Wenn die Maschine neue Menschen erschafft

Selbst wenn man weiß, dass die Bilder nicht echt sind, kann man es eigentlich kaum glauben. NVIDIA Entwickler haben ein Machine-Learning-System entwickelt, dass so gut darin ist, menschliche Gesichter zu generieren, dass man praktisch keinen Unterschied mehr zwischen real und fake erkennt. Die hyperrealistischen Ergebnisse lassen einen Staunen. Was mit Gesichtern von Menschen super zu funktionieren scheint, hat bei Bildern von Katzen noch ein wenig Verbesserungsbedarf, aber auch Autos und Schlafzimmer können bis ins Unendliche generiert werden. Die Möglichkeiten sind fast absurd und beunruhigend. Muss man sich ab sofort bei jedem Profilbild online die Frage stellen, ob die Person überhaupt echt ist?

Machine Learning Beispiel
© NVIDIA

Ist Machine-Learning zu gefährlich?

Nicht immer müssen die Konsequenzen negativ sein. Dass es zu chaotischen Situationen kommt wie in I, ROBOT und Minority Report ist (zumindest in näherer Zukunft) unwahrscheinlich. Computer werden so schnell die Weltherrschaft nicht an sich reißen und wir können weiterhin beruhigt schlafen.
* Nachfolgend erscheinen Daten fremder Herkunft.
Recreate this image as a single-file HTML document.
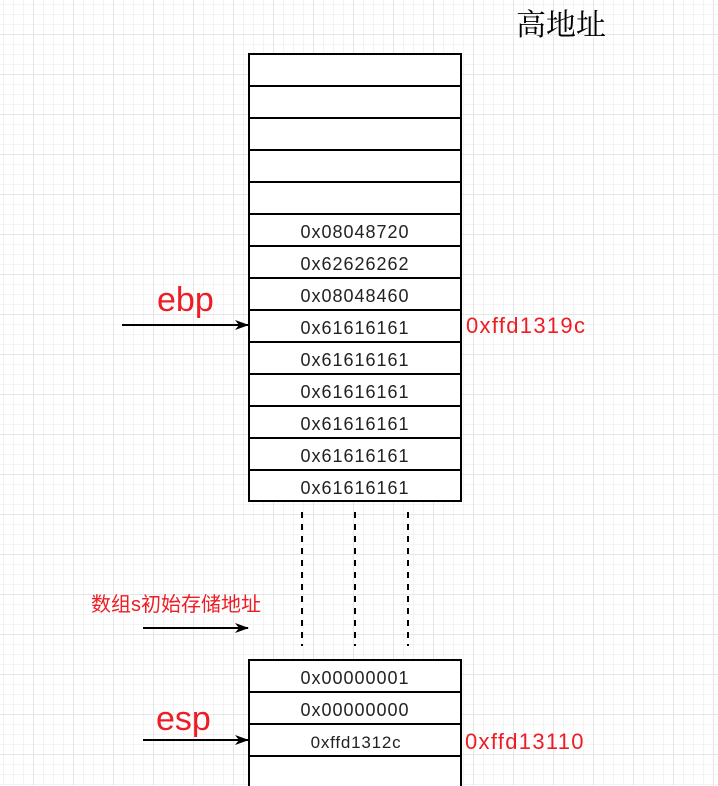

In erster Linie ist Machine-Learning-Technologie darauf ausgelegt, Prozesse zu erleichtern und effizienter zu gestalten. Was auch in vielen Bereichen, vor allem im Marketing, bereits sehr gut funktioniert und stetiger Verbesserung unterliegt. Der Nutzen sowohl für Firmen als auch Privatpersonen ist enorm und deshalb ist es wichtig auch bei kontroversen News über Machine-Learning dem Thema offen entgegen zu stehen, denn nur so kann sich die Technologie positiv weiter entwickeln. Man sollte sich der möglichen Problematik dahinter natürlich bewusst sein, aber auch im Auge behalten, dass Künstliche Intelligenz und Machine-Learning in erster Linie helfen und unser Leben erleichtern möchte. Und darin bisher auch eine echt gute Arbeit leistet.